[Charts and diagrams as code]
--------
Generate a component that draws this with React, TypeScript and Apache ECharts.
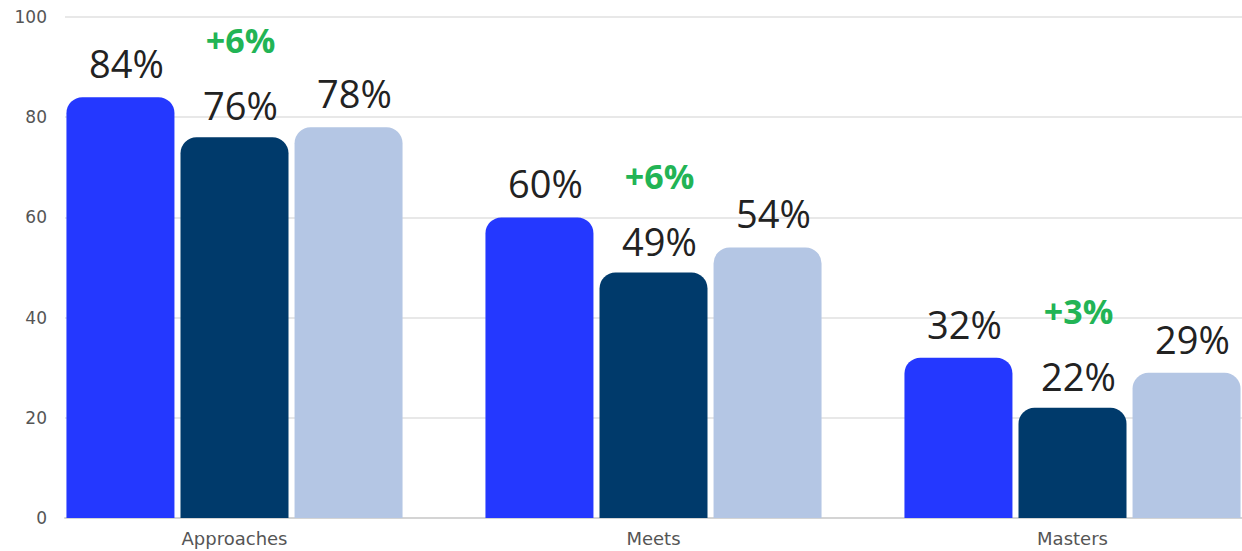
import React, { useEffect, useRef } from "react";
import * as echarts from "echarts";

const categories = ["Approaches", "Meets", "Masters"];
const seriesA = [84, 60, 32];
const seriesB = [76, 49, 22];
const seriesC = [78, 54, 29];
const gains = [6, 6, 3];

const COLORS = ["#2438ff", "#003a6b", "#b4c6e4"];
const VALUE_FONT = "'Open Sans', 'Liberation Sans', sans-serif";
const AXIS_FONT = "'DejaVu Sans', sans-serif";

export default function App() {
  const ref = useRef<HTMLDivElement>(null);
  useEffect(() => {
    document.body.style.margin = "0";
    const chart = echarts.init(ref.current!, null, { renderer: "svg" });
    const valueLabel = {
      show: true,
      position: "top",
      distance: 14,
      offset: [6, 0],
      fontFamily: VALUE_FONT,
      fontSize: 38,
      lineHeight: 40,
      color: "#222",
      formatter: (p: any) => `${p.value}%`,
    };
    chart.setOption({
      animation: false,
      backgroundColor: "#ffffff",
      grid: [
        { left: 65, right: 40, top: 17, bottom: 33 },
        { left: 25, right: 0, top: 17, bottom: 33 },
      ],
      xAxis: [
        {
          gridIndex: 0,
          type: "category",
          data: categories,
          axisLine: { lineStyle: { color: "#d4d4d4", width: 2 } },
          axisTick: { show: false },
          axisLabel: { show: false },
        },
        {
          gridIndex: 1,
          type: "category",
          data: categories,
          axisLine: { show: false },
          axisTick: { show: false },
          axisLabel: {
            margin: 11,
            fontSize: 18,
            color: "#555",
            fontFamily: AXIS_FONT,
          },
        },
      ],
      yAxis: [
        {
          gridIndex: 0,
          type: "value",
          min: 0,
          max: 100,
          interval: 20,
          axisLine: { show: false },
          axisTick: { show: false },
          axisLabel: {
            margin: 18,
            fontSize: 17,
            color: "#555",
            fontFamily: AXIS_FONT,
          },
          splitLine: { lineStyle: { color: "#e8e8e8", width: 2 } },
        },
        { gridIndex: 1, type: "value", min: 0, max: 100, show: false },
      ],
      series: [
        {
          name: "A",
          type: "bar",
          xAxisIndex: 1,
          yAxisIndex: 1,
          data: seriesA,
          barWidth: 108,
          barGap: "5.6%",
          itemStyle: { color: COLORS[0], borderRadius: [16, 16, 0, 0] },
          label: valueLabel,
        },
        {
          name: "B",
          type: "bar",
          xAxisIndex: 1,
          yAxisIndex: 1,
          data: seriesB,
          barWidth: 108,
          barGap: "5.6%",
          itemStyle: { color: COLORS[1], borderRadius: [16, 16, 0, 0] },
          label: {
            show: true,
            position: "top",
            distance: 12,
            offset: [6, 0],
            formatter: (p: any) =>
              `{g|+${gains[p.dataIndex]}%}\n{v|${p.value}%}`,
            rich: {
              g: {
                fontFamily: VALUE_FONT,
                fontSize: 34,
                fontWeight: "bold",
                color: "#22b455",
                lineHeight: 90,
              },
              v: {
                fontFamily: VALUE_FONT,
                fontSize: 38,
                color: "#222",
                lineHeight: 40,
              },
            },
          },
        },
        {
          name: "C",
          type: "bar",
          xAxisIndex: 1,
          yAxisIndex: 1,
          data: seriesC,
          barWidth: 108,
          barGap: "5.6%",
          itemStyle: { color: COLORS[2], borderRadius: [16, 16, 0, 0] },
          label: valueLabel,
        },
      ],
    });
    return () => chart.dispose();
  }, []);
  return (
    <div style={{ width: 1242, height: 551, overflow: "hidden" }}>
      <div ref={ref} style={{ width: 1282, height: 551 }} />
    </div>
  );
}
--------
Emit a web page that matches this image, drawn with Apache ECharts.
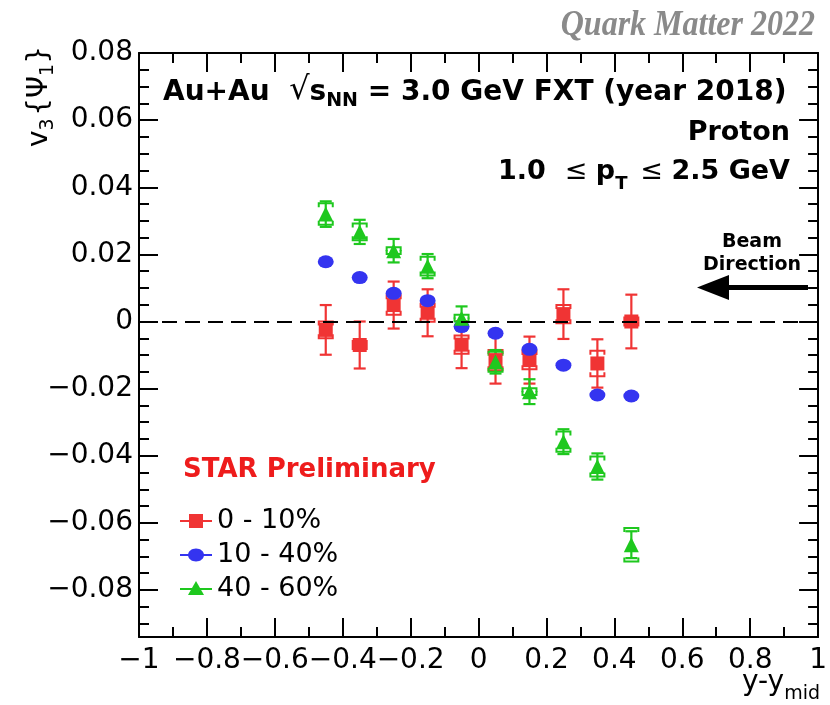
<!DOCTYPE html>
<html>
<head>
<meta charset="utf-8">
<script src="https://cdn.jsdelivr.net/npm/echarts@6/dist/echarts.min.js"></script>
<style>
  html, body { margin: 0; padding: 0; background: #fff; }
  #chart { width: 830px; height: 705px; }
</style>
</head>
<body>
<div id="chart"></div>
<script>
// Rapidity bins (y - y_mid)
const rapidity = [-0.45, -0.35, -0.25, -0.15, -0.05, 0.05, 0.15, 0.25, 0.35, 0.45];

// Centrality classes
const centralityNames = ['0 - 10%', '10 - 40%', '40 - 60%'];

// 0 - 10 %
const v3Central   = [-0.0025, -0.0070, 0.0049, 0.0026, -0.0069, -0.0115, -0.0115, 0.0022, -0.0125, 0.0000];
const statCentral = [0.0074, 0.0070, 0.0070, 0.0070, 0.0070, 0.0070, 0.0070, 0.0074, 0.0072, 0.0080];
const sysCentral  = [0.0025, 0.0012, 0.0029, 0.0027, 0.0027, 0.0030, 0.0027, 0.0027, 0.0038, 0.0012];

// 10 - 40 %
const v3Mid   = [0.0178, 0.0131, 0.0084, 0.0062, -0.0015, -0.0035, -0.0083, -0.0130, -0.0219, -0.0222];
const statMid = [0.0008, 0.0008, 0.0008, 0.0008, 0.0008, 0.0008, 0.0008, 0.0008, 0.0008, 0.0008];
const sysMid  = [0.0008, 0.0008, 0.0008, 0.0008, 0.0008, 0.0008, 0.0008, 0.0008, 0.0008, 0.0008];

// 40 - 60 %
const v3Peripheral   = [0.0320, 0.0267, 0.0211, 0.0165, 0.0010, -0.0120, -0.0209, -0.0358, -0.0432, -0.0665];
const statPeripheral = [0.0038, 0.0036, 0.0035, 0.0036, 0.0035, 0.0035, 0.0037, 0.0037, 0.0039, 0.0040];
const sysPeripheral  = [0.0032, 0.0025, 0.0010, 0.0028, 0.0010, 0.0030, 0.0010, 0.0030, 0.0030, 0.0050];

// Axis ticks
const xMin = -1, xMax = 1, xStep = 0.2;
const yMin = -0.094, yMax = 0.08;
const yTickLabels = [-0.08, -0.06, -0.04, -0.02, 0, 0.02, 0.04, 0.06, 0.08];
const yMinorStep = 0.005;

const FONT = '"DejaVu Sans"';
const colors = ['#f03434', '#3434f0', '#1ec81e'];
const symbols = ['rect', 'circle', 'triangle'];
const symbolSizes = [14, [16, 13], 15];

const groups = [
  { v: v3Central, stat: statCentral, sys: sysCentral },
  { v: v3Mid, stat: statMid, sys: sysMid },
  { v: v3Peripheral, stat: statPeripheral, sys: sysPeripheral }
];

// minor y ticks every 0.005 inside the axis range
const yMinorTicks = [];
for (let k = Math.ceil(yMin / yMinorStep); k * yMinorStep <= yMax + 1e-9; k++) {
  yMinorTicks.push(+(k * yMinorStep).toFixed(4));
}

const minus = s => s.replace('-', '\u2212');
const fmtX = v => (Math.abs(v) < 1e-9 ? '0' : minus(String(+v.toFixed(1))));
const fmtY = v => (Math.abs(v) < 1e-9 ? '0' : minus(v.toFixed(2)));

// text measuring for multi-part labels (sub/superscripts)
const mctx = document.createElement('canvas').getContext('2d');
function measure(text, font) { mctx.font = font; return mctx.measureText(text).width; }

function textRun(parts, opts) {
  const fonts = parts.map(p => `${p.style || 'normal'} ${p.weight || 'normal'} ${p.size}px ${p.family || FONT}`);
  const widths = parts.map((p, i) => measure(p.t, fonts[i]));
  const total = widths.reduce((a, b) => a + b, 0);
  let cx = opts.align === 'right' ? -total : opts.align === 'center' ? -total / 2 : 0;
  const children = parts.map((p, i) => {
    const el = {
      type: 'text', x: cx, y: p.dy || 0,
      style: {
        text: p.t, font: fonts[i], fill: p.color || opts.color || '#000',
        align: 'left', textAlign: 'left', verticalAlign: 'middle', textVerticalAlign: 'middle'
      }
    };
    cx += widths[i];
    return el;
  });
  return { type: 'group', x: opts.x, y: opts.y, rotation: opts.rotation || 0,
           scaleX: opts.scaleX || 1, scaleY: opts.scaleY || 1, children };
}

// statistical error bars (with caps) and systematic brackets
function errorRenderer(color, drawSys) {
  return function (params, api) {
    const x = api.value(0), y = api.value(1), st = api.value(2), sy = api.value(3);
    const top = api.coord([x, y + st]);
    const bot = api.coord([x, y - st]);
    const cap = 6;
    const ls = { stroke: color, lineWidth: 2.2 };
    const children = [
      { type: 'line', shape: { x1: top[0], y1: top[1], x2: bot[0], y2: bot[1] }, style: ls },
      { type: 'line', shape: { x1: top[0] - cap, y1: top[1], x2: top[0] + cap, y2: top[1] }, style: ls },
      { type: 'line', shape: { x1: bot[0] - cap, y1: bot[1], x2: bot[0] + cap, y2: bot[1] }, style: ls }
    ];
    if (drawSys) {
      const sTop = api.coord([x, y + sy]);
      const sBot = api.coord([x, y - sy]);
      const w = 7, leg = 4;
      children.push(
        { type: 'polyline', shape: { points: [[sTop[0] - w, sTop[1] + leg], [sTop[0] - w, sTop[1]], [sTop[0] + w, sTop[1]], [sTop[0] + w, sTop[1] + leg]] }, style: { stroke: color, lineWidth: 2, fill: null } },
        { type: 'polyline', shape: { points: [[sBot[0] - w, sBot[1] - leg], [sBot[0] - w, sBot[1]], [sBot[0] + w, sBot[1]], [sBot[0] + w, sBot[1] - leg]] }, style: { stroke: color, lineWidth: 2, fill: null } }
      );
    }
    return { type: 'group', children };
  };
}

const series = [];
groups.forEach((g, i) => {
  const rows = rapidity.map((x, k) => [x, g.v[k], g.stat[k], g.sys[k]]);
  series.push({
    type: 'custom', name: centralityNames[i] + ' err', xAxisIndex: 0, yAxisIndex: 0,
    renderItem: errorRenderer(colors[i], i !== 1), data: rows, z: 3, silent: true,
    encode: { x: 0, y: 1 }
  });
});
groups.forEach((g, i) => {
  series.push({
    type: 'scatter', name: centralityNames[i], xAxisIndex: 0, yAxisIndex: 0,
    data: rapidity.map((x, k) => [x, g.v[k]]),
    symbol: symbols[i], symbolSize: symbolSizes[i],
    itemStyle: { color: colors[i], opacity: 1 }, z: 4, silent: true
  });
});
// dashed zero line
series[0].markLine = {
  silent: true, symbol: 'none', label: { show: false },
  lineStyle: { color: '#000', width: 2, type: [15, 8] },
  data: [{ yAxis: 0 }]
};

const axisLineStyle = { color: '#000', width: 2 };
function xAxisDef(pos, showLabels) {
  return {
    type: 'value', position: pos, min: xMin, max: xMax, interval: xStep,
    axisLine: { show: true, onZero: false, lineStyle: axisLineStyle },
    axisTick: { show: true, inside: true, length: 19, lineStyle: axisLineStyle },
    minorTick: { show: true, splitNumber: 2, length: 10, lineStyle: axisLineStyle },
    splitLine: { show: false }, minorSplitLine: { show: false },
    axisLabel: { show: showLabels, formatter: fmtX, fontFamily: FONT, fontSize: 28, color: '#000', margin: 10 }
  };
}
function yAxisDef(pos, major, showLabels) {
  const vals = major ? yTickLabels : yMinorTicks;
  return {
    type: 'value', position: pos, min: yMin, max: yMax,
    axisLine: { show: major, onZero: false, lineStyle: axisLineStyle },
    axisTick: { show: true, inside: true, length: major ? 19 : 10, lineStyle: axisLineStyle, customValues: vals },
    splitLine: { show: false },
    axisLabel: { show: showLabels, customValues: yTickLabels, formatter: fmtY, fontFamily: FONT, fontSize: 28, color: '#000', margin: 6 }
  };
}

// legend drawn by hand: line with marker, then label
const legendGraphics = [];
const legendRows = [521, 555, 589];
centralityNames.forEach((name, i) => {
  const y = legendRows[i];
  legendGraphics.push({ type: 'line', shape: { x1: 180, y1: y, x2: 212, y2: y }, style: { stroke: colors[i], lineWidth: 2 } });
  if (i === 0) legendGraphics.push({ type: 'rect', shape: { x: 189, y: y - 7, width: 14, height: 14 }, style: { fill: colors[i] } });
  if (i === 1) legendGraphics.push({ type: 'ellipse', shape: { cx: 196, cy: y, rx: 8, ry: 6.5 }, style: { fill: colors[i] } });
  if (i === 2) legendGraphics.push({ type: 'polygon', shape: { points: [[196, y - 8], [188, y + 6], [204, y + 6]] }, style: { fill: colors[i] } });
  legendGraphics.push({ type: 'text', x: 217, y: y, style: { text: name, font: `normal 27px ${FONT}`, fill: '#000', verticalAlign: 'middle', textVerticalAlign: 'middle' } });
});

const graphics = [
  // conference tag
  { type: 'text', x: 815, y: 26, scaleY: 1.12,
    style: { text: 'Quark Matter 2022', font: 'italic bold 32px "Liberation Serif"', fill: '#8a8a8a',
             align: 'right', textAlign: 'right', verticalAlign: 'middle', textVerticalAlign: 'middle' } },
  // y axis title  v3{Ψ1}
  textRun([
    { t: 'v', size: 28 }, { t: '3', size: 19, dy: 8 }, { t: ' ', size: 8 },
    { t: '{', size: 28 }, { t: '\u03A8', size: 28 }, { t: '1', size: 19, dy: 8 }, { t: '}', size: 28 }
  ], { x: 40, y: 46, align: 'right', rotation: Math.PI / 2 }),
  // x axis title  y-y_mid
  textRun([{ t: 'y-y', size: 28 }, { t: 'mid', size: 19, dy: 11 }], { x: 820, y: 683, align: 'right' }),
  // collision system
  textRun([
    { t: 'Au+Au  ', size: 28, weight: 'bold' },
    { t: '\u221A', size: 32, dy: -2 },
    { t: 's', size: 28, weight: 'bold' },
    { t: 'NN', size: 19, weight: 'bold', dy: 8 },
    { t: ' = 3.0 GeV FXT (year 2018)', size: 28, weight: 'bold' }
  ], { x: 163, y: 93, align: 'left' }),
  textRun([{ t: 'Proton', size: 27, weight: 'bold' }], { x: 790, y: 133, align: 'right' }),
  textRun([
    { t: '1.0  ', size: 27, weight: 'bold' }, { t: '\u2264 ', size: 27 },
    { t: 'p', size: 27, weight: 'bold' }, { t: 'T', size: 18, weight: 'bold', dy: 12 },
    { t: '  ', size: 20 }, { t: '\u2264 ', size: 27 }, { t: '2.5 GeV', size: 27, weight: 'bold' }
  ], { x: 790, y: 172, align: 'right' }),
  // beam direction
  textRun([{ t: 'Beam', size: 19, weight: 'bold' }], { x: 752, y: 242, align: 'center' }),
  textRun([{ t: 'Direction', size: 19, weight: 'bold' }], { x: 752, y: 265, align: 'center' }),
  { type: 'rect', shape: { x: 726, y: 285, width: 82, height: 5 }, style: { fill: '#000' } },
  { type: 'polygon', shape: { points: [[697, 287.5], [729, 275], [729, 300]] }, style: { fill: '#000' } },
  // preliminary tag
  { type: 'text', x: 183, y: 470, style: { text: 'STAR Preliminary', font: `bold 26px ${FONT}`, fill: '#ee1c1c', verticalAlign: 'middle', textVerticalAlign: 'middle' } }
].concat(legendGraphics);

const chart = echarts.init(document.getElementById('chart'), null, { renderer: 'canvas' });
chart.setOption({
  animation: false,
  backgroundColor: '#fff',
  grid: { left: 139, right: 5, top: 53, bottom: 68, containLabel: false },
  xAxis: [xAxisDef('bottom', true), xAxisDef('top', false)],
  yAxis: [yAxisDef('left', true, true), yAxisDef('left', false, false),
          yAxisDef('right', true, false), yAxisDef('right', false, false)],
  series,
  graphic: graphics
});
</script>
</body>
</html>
--------
→ Task prompt
Write out each line of the data that holds the string "this".

→ Task answer
Generate a component that draws this with React, TypeScript and Apache ECharts.
Emit a web page that matches this image, drawn with Apache ECharts.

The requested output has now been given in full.